The obvious solution to their damage should be to break up and never speak to each other again. Even a restraining order should be on the table. Instead, they continue an on-again-off-again relationship because of the “love” they have for each other, and they manage to frame another person for the physical abuse that occured.
Seeing all of this unfold on my TV made me question how much of it is actually real, and what was exaggerated for the cameras. But after scouring social media’s reactions to the season two episodes being released every week, it seems the directors and producers hit the nail on the head with the acting.
The audience reviews tend to rave about the dramatics of the show, as well as the hard hitting in-your-face themes that you can’t ignore with this show. Even the characters and their individual complications are resonating with the audience as they create vulnerable and relatable experiences that create deeper connections.
What these characters deal with is so heart wrenching and terrifying to watch, and I can’t help but think about people in their real lives who have loved ones dealing with the same or similar situations.
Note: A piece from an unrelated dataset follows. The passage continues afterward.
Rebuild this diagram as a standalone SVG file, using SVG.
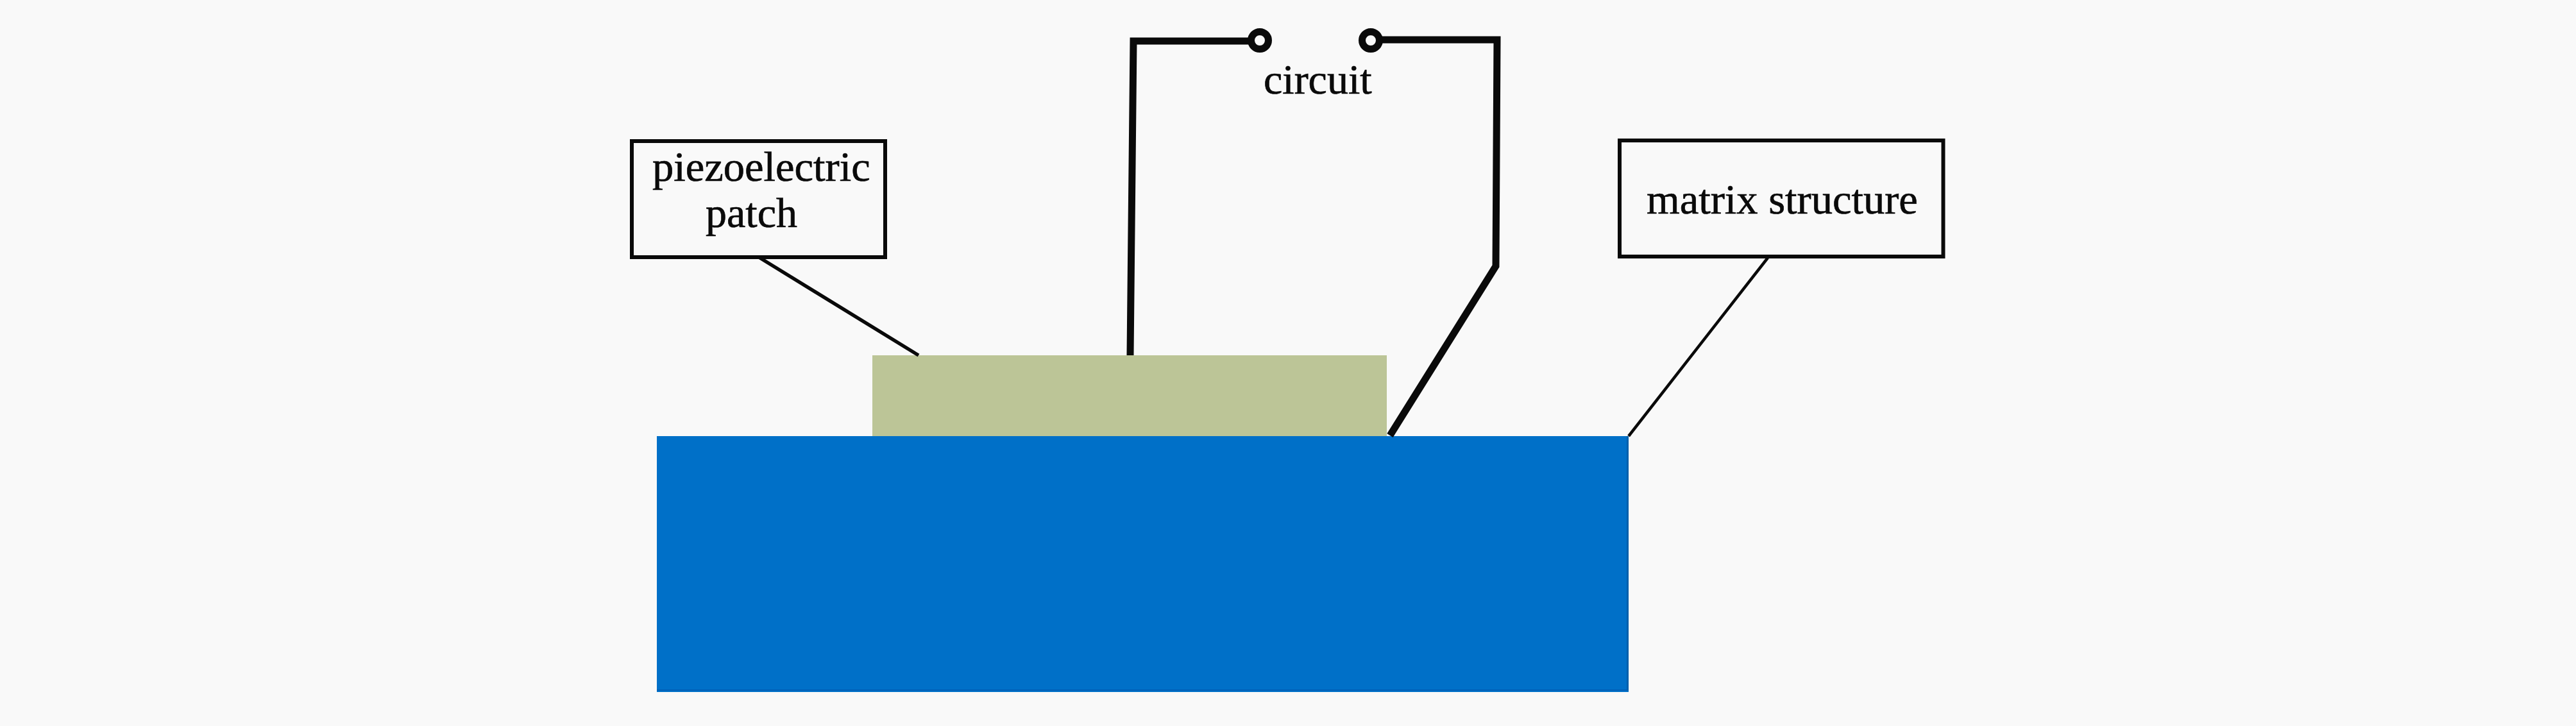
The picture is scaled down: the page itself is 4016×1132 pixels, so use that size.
<svg xmlns="http://www.w3.org/2000/svg" width="4016" height="1132" viewBox="0 0 4016 1132">
<style>
text{font-family:"Liberation Serif","Times New Roman",serif;fill:#0a0a0a;stroke:#0a0a0a;stroke-width:.7}
.box{fill:#f9f9f9;stroke:#0a0a0a;stroke-width:6}
.wire{fill:none;stroke:#0a0a0a;stroke-width:11;stroke-linejoin:miter}
.lead{fill:none;stroke:#0a0a0a;stroke-width:5.500}
.term{fill:#f9f9f9;stroke:#0a0a0a;stroke-width:11}
</style>
<rect width="4016" height="1132" fill="#f9f9f9"/>
<g id="matrix"><rect x="1024" y="680" width="1515" height="399" fill="#0070c8"/><rect x="1024" y="1075" width="1515" height="2" fill="#0060b8"/><rect x="2536" y="680" width="3" height="397" fill="#0060ac"/></g>
<g id="patch"><rect x="1360" y="554" width="802" height="126" fill="#bcc597"/></g>
<g id="connectors">
<path class="lead" d="M1183 401L1432 554"/>
<path class="lead" style="stroke-width:4.500" d="M2756 402L2539 680"/>
<path class="wire" d="M1762 554L1767 64H1964"/>
<path class="wire" d="M2137 62H2334L2332 415L2167 679"/>
</g>
<g id="terminal-left"><circle class="term" cx="1964" cy="63" r="13.500"/></g>
<g id="terminal-right"><circle class="term" cx="2137" cy="63" r="13.500"/></g>
<g id="circuit"><text x="1970" y="146" font-size="66">circuit</text></g>
<g id="piezo-label">
<rect class="box" x="985" y="220" width="395" height="181"/>
<text x="1017" y="282" font-size="66.500">piezoelectric</text>
<text x="1100" y="354" font-size="66">patch</text>
</g>
<g id="matrix-label">
<rect class="box" x="2525" y="219" width="504.500" height="181"/>
<text x="2567" y="333" font-size="66.500">matrix structure</text>
</g>
</svg>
People who are stuck in, or blind to, an abusive relationship and people struggling with drug abuse are being brought to light as extremely real problems. A lot of the topics presented are also ones that I had to educate myself about the specifics of. The show has successfully created an atmosphere of uncomfortable anxiety and life-questioning points of view.
The themes in this show have also made sure that critics, watchers and third party observers are seeing this show as a headline creator with the goal to make sure society can’t ignore their awareness and messages.